How important do you think apprenticeships are for apprentices? And their future career growth?
I think that it’s essential for those who want to go into the trade to undertake an apprenticeship. College is great for learning the theory, but you cannot pick up all the skills needed without having the experience of an apprenticeship too. All the little shortcuts, tricks of the trade are taught much faster learning on the job. I myself find I learn better watching someone do something rather than being told how to do it. The practical element is most important, so apprenticeships give apprentices a head start on the practical side of the job.
What is the main barrier stopping businesses taking on apprentices?
The two biggest factors that hinder businesses taking on apprentices are time and money. Some people are just scraping by financially in their business, so for them the money aspect is more prominent and to take someone else on just isn’t an option, even if they have enough work coming in for two people. It’s hard to say yes tomorrow during the dry spells when business is quiet.
The time aspect can put people off too, it can be very labour consuming to train someone up, especially at the beginning. There will be that initial period where you need to invest a bit of time for it to be beneficial at the other end.
Not a lot of people are aware about government funding available either. I certainly didn’t know about the option, or even how to go about applying for it. I think it’s important to make that information more readily available.
What advice would you give any businesses looking to take on apprentices?

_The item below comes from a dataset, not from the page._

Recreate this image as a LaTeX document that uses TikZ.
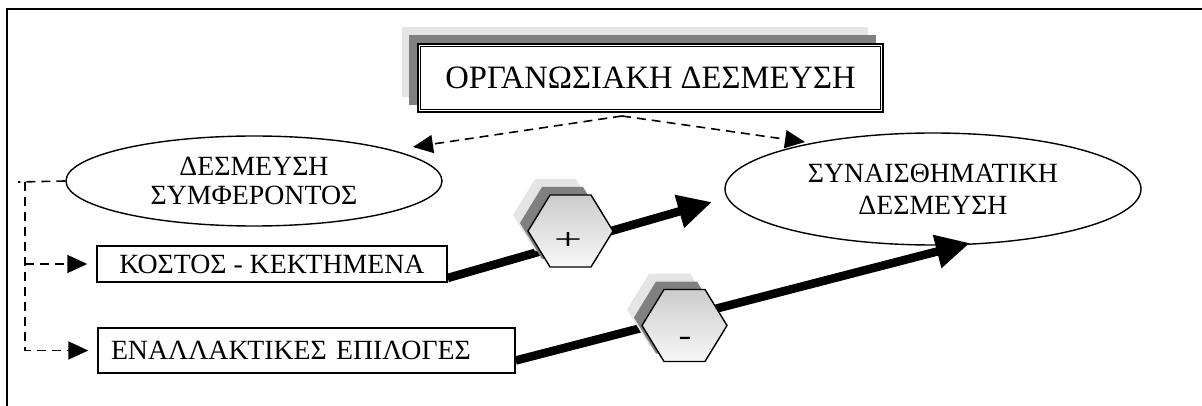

It’s something definitely worth considering if you’re able to take one on and if you’ve for the workload to share. If you can train an apprentice up to a good enough standard, they can do some of the work for you and end up making you money, you need to speculate to accumulate. Look at the bigger picture, although the initial stages may seem daunting to invest the time and money, the long term effects will be worth the extra work.
What advice would you give any apprentices?
Don’t give up; keep contacting local colleges and universities, job and advertising boards can be useful. Simple Google search businesses in your local area to read up about what might be on offer near you. Contact people directly to show your interest. Just find out as much information as you can. The more informed you are, the better your chances are in finding a suitable apprenticeship.
Once you do secure a job, you’ll find that you’ll be thrown into the deep end and be expected to learn fast while working on site, so make sure and be read up about that side of it as much as you can and just take it from there. Take your time in deciding what type of apprenticeship you might want to do. It’s challenging work, so having a strong work ethic is a must.
Thanks very much for your insight into apprenticeships and the effect on a business.